When all the other ideas got discredited, neo- or paleo- conservativism shows its set of values: let us go back to the old ideas which stood the tests of time: family, nation, security. It derives from Socialism and the protection of working class. It derives from Gandhi too, and his prophecy of the fall of the Western World, as was wisely underlined by Slobodan Reljić. “Wealth without work, pleasure without conscience, knowledge without honesty, politics without principles, business without moral, science without philantropy”. These are, indeed Gandhi’s words. It could have been words of any paleoconservative, any antiglobalist, Sanders’ supporter or Manu Chao, equally. These are all weaknesses of Liberal West that are rotten. Stiglitz noted that the “invisible hand” of the market is as real as the Emperor’s new clothes. No wonder why it all started with nostalgia for “Mad Men” and the times when “it was all in order”. Well, many people will say, “let us go back to the times when it was all OK. Now it is not.” And guess who got, incidentally, leader of this new conservative International?

Well, it was not surprise, it is Putin. He does not avoid USSR symbolism and traditions when they prove to be successful. Neither those of Czarism. Nor the new ideas. It is finding a new way, which is not liberal democracy, but it is democracy nevertheless. All the traditions proven to be good, are welcome and included. Strong state, where crime leads to punishment, is required. Law and order lead to prosperity. It is not Putin who used the weaknesses of the West. The people from the West saw him as a raw model for this new conservativism. Even Pat Buchanan confirmed that Putin is “one of their own, speaking for the majority of mankind”. Putin and the others are just the sons of the people’s rage. Againts Yeltsin, Hillary, against Wall Street, changing morality, whatever.
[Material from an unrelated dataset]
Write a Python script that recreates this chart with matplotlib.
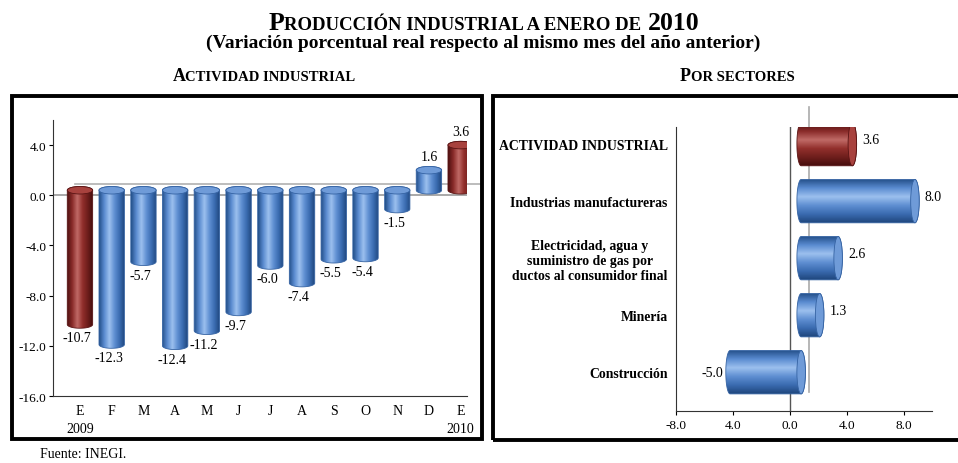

And the funniest thing is that Generation Y decided to move towards conservativism. Just as they abandoned CDs and digital download for vinyls. Just as they abandoned clean shaving for beards and white bread for the rustic one. And the second funniest thing is that Trump himself is the final stage of Neoliberalism. The system which forced entrepreneurship, finally brought to power an American president who is a rich businessman, forming a cabinet of rich businessmen and generals, acting for détante with Russia and for working Americans. How ironic if it really happens. And this is a son of neolibs who will bury the neolib system itself. Just like Yeltsin-appointed Putin buried Yeltsin’s heritage. Neolibs liquitated the Latin American Left, surpressed Sanders and Syriza, to get their final victory. Now they are in demise. Zombie will walk for just a few steps. And then, in a twist ending, when it thinks it has won, it drops dead.